◆ Brief ◆
What is the number of lines in the entries below that include the word "with"? Provide the number only.

───── Given data

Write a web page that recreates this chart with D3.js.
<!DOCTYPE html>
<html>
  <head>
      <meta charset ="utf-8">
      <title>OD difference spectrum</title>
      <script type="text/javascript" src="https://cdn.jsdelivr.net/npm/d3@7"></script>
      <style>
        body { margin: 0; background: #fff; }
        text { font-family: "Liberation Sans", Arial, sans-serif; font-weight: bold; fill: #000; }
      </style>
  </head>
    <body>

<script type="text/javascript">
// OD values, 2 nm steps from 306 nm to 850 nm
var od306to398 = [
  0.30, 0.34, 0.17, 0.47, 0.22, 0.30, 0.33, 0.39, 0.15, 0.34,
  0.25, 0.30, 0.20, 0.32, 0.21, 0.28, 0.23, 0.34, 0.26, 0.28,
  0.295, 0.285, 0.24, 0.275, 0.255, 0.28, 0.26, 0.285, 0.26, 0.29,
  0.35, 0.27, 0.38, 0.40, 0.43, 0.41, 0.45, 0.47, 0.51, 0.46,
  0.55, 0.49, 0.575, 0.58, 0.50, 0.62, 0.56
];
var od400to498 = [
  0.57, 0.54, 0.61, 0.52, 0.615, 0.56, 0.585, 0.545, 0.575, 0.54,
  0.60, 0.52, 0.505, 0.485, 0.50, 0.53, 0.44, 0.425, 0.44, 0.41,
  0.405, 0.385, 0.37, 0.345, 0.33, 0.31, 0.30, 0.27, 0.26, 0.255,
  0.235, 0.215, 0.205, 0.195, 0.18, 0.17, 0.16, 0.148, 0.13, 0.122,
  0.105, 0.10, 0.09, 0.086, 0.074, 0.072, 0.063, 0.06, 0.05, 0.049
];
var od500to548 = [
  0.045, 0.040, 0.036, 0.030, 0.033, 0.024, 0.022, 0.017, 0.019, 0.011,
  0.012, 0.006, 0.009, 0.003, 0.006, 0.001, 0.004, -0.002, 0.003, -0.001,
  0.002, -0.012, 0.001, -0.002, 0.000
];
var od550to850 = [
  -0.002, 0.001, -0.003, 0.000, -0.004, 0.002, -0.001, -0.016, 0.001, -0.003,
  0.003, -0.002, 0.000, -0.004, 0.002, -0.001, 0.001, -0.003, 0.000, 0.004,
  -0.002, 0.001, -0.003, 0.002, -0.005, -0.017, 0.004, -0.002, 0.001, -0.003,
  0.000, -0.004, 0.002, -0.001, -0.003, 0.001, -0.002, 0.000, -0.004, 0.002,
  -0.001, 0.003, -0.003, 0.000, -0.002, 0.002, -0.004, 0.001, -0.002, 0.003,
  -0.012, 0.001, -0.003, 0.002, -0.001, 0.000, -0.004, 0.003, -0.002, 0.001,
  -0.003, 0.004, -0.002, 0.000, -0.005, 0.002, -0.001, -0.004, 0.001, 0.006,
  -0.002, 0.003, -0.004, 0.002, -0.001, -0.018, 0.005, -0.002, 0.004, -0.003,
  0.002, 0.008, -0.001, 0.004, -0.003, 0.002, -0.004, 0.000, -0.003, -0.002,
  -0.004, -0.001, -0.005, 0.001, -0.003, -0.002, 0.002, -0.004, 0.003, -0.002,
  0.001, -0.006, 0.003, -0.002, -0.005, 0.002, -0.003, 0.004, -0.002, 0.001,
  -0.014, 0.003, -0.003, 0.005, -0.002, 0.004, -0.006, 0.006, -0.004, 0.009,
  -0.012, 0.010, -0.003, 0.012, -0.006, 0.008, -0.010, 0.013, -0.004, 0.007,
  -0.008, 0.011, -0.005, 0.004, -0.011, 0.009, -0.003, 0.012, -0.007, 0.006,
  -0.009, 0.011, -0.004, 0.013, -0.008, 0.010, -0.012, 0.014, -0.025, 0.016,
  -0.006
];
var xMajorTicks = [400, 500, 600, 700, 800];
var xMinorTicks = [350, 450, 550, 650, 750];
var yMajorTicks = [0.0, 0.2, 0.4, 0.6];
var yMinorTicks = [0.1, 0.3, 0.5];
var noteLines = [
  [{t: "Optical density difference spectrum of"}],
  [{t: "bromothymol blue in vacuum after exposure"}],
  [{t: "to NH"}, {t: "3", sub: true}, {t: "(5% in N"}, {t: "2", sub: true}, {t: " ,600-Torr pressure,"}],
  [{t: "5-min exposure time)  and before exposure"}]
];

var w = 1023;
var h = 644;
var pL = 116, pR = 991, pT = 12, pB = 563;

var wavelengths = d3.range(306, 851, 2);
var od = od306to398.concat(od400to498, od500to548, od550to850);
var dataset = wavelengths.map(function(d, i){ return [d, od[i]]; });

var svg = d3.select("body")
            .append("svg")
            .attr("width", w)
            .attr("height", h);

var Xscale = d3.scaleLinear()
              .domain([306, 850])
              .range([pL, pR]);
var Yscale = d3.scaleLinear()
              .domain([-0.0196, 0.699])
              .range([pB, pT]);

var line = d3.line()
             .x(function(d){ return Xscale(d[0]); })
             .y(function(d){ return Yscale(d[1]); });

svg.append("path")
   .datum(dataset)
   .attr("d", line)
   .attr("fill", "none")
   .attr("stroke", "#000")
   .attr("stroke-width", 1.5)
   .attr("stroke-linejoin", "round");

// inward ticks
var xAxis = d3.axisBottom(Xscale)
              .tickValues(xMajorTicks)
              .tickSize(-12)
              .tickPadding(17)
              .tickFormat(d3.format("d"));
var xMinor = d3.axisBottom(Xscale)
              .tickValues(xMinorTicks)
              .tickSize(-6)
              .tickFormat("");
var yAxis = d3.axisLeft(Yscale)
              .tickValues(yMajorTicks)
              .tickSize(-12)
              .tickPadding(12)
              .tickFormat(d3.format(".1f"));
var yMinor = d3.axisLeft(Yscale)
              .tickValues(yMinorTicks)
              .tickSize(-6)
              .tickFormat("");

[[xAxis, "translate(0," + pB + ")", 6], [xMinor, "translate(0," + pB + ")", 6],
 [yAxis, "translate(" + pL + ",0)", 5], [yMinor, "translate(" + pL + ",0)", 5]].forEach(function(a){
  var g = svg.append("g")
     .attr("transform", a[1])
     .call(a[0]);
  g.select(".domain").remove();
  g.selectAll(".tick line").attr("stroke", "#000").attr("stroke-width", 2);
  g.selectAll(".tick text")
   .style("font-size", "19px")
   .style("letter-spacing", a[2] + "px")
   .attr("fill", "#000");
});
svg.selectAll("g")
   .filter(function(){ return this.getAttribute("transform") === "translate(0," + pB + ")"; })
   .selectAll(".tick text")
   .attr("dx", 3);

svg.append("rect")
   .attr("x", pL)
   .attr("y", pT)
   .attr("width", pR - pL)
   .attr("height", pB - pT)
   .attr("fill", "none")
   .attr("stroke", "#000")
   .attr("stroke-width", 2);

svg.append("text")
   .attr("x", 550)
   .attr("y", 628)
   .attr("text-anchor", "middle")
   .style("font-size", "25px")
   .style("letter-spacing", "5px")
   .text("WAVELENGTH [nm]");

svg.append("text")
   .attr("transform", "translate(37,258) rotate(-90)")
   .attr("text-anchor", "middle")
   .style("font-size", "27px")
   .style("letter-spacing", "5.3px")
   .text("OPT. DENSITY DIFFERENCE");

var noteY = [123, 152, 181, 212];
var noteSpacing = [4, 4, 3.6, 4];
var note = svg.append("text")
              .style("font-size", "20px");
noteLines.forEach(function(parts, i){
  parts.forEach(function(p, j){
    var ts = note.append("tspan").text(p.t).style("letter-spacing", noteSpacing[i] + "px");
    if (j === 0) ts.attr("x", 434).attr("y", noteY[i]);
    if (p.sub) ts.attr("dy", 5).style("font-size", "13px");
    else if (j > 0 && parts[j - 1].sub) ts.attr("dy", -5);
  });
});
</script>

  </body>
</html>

──────────
───── Given data

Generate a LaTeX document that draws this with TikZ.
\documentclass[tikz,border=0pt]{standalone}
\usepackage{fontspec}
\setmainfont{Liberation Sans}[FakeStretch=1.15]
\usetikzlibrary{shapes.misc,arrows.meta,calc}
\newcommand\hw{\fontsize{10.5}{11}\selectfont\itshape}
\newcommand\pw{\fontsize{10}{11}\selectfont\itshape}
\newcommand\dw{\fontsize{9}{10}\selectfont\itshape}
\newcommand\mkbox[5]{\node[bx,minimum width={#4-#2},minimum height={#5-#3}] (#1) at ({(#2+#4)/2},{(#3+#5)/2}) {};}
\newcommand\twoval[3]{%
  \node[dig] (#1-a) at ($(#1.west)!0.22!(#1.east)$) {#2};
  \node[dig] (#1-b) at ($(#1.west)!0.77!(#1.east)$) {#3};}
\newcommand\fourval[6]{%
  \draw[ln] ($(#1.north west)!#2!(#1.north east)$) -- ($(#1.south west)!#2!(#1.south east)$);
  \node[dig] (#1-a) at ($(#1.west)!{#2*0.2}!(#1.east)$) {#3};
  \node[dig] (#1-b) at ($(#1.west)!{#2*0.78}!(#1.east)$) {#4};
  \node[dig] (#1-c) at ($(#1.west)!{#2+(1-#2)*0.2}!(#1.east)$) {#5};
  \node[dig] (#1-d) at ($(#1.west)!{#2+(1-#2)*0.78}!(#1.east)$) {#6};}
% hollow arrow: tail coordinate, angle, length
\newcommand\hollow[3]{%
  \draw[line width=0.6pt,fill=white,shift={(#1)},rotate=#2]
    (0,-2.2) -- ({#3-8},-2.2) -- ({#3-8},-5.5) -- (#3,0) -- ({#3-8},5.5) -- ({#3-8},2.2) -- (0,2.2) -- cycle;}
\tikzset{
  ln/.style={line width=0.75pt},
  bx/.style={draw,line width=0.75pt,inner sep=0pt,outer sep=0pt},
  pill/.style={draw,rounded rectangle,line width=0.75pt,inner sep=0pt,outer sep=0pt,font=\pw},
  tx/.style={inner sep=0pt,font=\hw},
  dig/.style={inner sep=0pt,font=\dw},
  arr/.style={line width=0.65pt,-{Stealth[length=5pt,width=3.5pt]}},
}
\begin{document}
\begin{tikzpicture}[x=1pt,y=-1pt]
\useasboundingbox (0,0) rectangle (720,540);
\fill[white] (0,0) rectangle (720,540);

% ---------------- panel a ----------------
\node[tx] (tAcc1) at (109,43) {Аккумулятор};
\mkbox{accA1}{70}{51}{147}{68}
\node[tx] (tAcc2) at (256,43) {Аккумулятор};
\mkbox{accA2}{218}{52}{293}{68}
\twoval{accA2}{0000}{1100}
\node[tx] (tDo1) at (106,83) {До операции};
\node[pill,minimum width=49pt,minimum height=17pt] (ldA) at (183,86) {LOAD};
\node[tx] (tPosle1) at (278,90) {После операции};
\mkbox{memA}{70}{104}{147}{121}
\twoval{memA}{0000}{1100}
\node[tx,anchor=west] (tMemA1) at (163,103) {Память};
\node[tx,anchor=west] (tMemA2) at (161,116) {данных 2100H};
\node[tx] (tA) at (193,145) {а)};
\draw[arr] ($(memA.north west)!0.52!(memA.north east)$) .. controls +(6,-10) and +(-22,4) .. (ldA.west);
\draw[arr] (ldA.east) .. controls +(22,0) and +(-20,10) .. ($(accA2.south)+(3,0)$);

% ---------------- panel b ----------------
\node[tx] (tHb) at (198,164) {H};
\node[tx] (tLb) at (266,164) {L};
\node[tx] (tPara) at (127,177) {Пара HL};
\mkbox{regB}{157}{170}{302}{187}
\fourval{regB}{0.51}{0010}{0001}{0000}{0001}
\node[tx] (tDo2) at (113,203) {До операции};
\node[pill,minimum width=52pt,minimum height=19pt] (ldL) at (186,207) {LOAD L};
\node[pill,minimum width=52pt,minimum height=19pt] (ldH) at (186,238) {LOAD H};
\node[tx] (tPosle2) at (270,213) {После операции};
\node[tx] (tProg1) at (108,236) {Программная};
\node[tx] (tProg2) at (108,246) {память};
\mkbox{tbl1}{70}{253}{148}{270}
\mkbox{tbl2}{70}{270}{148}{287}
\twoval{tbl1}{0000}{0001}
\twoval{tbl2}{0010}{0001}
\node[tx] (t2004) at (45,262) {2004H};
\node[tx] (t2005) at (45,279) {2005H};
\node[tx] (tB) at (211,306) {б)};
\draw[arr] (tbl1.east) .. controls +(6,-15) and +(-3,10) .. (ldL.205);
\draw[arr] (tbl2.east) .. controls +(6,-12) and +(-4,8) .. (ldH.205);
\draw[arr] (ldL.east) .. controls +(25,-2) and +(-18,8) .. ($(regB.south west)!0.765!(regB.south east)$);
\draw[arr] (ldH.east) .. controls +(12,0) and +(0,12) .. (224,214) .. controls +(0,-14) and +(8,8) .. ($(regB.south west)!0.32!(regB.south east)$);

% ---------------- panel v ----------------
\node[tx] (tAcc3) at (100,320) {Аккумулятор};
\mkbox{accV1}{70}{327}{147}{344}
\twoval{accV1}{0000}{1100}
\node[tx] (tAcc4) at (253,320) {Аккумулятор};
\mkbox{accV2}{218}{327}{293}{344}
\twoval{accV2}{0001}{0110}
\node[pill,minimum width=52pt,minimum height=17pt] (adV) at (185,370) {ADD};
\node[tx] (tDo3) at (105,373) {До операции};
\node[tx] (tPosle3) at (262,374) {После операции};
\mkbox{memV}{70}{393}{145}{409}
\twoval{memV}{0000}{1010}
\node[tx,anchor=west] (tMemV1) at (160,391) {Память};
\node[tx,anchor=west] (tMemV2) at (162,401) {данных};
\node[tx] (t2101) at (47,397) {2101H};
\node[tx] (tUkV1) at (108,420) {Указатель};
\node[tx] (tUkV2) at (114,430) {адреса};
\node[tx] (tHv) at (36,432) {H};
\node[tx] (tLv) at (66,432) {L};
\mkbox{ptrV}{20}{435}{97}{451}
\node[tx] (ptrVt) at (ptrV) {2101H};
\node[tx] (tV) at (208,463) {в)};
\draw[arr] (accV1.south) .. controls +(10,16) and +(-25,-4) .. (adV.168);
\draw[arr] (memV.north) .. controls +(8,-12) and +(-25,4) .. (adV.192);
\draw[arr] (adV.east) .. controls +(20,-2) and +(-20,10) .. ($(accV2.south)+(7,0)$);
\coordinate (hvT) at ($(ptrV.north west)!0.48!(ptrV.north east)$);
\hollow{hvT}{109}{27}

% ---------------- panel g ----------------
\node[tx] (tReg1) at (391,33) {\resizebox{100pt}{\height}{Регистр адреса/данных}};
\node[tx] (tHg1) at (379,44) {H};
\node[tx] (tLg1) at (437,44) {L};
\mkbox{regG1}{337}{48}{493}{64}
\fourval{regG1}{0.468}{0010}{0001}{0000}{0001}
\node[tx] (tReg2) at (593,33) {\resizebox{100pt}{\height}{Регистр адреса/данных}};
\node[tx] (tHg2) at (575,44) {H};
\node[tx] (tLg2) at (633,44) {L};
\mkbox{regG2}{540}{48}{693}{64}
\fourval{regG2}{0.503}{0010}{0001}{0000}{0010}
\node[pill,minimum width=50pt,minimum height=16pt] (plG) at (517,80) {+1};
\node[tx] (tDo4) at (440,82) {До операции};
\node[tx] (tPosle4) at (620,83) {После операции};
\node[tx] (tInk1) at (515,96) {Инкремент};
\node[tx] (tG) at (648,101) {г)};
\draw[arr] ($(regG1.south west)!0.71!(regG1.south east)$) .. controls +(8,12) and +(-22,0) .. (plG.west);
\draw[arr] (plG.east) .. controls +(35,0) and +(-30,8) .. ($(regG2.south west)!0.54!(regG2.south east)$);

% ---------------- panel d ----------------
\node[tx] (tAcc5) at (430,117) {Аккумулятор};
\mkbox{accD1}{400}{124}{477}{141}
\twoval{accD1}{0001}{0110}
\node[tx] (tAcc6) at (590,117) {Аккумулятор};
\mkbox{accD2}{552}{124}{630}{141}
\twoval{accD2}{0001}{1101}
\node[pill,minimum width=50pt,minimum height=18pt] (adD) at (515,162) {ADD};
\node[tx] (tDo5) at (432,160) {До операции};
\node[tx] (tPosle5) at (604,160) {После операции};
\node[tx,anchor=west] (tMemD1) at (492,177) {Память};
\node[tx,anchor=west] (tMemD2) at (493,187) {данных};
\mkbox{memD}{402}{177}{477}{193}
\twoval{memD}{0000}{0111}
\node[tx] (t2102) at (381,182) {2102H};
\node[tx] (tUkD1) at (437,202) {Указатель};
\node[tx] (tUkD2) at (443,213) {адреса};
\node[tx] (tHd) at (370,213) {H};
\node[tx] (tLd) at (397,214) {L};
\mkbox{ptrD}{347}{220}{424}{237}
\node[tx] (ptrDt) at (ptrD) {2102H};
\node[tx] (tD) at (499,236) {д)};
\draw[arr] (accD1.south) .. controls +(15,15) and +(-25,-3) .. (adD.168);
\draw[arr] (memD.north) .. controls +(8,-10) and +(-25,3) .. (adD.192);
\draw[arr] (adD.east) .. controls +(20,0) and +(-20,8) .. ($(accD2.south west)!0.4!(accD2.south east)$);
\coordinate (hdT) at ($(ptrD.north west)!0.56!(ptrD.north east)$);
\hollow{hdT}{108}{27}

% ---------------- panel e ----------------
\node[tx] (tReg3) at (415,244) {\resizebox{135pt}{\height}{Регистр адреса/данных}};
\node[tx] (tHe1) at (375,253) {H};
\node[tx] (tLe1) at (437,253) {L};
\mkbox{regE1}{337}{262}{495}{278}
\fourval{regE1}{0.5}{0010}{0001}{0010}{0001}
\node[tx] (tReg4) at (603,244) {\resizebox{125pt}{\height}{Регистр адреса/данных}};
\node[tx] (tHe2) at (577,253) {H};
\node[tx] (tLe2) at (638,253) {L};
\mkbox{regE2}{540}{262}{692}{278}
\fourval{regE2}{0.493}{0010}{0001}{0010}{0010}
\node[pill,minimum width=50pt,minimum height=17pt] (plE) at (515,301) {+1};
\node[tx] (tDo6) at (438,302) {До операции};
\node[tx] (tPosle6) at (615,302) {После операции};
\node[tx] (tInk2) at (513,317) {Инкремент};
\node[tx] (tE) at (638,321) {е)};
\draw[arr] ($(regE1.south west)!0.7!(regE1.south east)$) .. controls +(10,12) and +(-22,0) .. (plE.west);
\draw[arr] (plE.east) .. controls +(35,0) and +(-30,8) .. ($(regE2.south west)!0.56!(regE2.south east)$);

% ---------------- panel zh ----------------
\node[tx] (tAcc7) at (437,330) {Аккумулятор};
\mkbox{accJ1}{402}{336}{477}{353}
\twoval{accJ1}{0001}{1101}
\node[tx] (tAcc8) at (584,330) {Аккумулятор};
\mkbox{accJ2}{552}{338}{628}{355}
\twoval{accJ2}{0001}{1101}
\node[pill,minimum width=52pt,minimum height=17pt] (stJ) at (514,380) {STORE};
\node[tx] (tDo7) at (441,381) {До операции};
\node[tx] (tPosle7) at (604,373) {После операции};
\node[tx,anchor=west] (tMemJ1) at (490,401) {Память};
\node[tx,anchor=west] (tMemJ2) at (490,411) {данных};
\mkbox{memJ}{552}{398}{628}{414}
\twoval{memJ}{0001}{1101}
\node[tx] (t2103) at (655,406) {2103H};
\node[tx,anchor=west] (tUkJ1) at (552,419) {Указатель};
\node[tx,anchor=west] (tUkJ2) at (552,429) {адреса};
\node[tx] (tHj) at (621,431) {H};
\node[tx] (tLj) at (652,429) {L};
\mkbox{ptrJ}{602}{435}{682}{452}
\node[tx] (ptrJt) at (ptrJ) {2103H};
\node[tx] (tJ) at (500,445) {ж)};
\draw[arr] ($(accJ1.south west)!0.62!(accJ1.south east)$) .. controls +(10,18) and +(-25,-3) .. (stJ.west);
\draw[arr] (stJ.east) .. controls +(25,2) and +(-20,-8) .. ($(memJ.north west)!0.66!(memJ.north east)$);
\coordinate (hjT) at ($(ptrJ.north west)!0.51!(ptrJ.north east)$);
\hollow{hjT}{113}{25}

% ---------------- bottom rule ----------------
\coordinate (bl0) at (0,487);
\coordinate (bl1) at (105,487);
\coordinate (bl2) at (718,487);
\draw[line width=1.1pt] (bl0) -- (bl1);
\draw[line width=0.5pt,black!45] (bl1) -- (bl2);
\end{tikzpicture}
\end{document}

──────────

◆ Result ◆
2